When I step into a marae I feel the sacredness. How amazing it would feel to step inside a marae that was part of your family. To see your ancestors carved into the wood, it must be so powerful. Yet I removed myself from my culture as I felt I was ‘too pale’ or didn’t necessarily know my full tribe details to think that other māori people would respect me. People who I should consider my own people.

It was a small conversation that literally changed my life. I was at a māori meetup at the annual Nethui conference where I had felt like I suddenly understood who I might be. I had sat down the back of the māori meetup, as I had done every year before that. I felt like I didn’t deserve to sit any further forward. I didn’t introduce myself during morning teas because I was terrified I would be called out as a fraud. It was during an afternoon break that I took a chance. I very nervously introduced myself to a māori gentleman who had been in all the sessions. I ended the sentence like I did most conversations talking about māori “I know I don’t look like it but I am part māori on my mother’s side.” The man just smiled and with a simple response started to tear down the feelings of fraud I had felt. “I knew you were māori, you looked like it. We just come in many colours, but we’re all the same.” I don’t know if he knows but this has stayed with me throughout the past year. It seems silly but it’s like he gave me permission to be someone I have always wanted. I sit here thinking about this encounter and my eyes start to water.

I still long for a sense of understanding for my heritage, my ancestors and who they are. But I have started to take steps to learn the culture I have yearned for. To learn te reo. I am the only one that can change the situation.

I would personally like to thank two people who have helped me through this journey. Chris Cormack who is @ranginui on Twitter and Sarah Lee, both of whom have supported me and created a safe place for me to ask questions and build my confidence around who I am as a māori woman.
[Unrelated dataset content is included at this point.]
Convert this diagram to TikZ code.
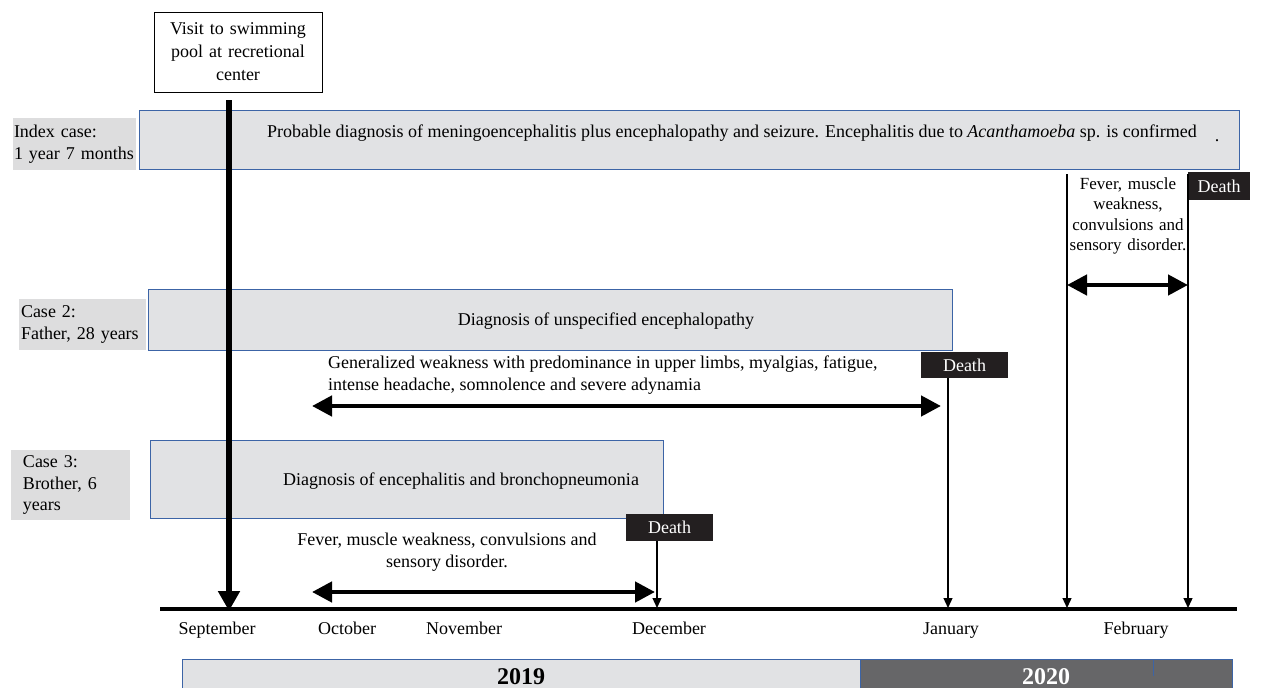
\documentclass[tikz,border=0pt]{standalone}
\usepackage{fontspec}
\setmainfont{Liberation Serif}
\usetikzlibrary{arrows.meta,positioning}
\definecolor{barfill}{HTML}{E1E2E4}
\definecolor{barblue}{HTML}{3C64A6}
\definecolor{labfill}{HTML}{DDDDDE}
\definecolor{deathfill}{HTML}{231F20}
\definecolor{yearfill}{HTML}{666668}

\tikzset{
  txt/.style={font=\fontsize{18}{21.5}\selectfont, inner sep=0pt, align=center},
  bar/.style={draw=barblue, fill=barfill, line width=1pt, inner sep=0pt},
  caselab/.style={fill=labfill, font=\fontsize{18}{21.5}\selectfont, align=left, inner sep=0pt},
  death/.style={fill=deathfill, text=white, font=\fontsize{18}{20}\selectfont, inner sep=0pt},
  yeartxt/.style={font=\fontsize{24}{26}\selectfont\bfseries, inner sep=0pt},
  tick/.style={line width=1.3pt, -{Triangle[length=10pt,width=9pt]}},
  span/.style={line width=4.5pt, {Triangle[length=20pt,width=20pt]}-{Triangle[length=20pt,width=20pt]}},
}

\begin{document}
\begin{tikzpicture}[x=1pt, y=-1pt]
\useasboundingbox (0,0) rectangle (1262,688);
% year bars at the bottom
\begin{scope}
\clip (0,0) rectangle (1262,688);
\node[bar, minimum width=678pt, minimum height=40pt] (y19) at (521,679) {};
\node[draw=barblue, fill=yearfill, line width=1pt, minimum width=372pt, minimum height=40pt, inner sep=0pt] (y20) at (1046,679) {};
\draw[barblue, line width=1pt] (1153,660) -- (1153,676);
\end{scope}
\node[yeartxt] (t19) at (521,677) {2019};
\node[yeartxt, text=white] (t20) at (1046,677) {2020};

% time axis
\coordinate (axl) at (160,609);
\coordinate (axr) at (1237,609);
\draw[line width=3.5pt] (axl) -- (axr);
\foreach \m/\x in {September/217, October/347, November/464, December/669, January/951, February/1136}
  \node[txt, anchor=base] (\m) at (\x,634) {\m};

% index case
\node[caselab, minimum width=123pt, minimum height=52pt, text width=121pt] (idxlab) at (74.5,144) {Index case:\\1 year 7 months};
\node[bar, minimum width=1100pt, minimum height=59pt] (idxbar) at (689,139.5) {};
\node[txt] (idxtxt) at (732,133) {Probable diagnosis of meningoencephalitis plus encephalopathy and seizure. Encephalitis due to \textit{Acanthamoeba} sp. is confirmed};
\node[txt] (idxdot) at (1217,141) {.};

% case 2
\node[caselab, minimum width=127pt, minimum height=51pt, text width=123pt] (c2lab) at (82.5,324.5) {Case 2:\\Father, 28 years};
\node[bar, minimum width=804pt, minimum height=61pt] (c2bar) at (550,319.5) {};
\node[txt] (c2txt) at (606,321) {Diagnosis of unspecified encephalopathy};
\node[txt, align=left, anchor=north west] (c2sym) at (328,356) {Generalized weakness with predominance in upper limbs, myalgias, fatigue,\\intense headache, somnolence and severe adynamia};

% case 3
\node[caselab, minimum width=119pt, minimum height=70pt, text width=95pt] (c3lab) at (70.5,485) {Case 3:\\Brother, 6\\years};
\node[bar, minimum width=513pt, minimum height=78pt] (c3bar) at (406.5,479) {};
\node[txt] (c3txt) at (461,481) {Diagnosis of encephalitis and bronchopneumonia};
\node[txt] (c3sym) at (447,552) {Fever, muscle weakness, convulsions and\\sensory disorder.};

% visit to the pool
\node[draw, line width=1pt, txt, font=\fontsize{18}{23}\selectfont, text width=150pt, minimum width=168pt, minimum height=80pt] (visit) at (238,52) {Visit to swimming\\pool at recretional\\center};
\coordinate (vtop) at (229,100);
\coordinate (vbot) at (229,611);
\draw[line width=5.5pt, -{Triangle[length=20pt,width=21pt]}] (vtop) -- (vbot);

% deaths
\node[death, minimum width=62pt, minimum height=28pt] (d1) at (1219,186) {Death};
\node[death, minimum width=87pt, minimum height=26pt] (d2) at (964.5,365) {Death};
\node[death, minimum width=87pt, minimum height=27pt] (d3) at (669.5,527.5) {Death};
\coordinate (f1top) at (1067,174);
\coordinate (f1) at (1067,608);
\coordinate (f2top) at (1188,174);
\coordinate (f2) at (1188,608);
\coordinate (jan) at (948,608);
\coordinate (dec) at (657,608);
\draw[tick] (f1top) -- (f1);
\draw[tick] (f2top) -- (f2);
\draw[tick] (d2.south -| jan) -- (jan);
\draw[tick] (d3.south -| dec) -- (dec);

% symptom spans
\node[txt, text width=120pt, font=\fontsize{17}{20.5}\selectfont] (c1sym) at (1128,216) {Fever, muscle\\weakness,\\convulsions and\\sensory disorder.};
\coordinate (s1a) at (1067,285);
\coordinate (s1b) at (1188,285);
\draw[span] (s1a) -- (s1b);
\coordinate (s2a) at (312,406);
\coordinate (s2b) at (941,406);
\draw[span] (s2a) -- (s2b);
\coordinate (s3a) at (312,592);
\coordinate (s3b) at (655,592);
\draw[span] (s3a) -- (s3b);
\end{tikzpicture}
\end{document}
I research my family name and who we are through Wikipedia and other pieces found on the internet. I have also been doing some work to help others in New Zealand understand what the māori culture is and why they should know about it. Although I lost my grandmother when I was younger, I like to think that she would be proud of what I’m doing. I sit and wonder what she would think about all of this? To be honest she would probably think I’m being too serious, would make a funny face and we would burst into laughter together.

An interesting trend that I’ve noticed now that I am open about feeling like a fraud, I have found quite a few similar aged māori descendant friends who also feel this way. This is terrifying. Terrifying because I just need to google māori ancestors and you’ll get a sense that everything they do is for their mokopuna, their descendants. Every māori meetup I go to, it’s always about making a better world for their mokopuna. We shouldn’t stand by and let our feelings of fraud remove us from a culture that our ancestors fought hard for us to maintain and keep. Fought for us to even speak te reo. I feel like it should be an honour and I’ll look to try to use it where I can. I have set myself a challenge. If someone speaks to me in māori I am going to give them the courtesy of writing a reply back in māori. Even if it will take me a while.

So who are you? Will you join me? Will we take back a culture that we totally deserve. Let me give you permission so you don’t have to wait for a conversation with someone at an event. Let us be who our ancestors fought for us to be and more.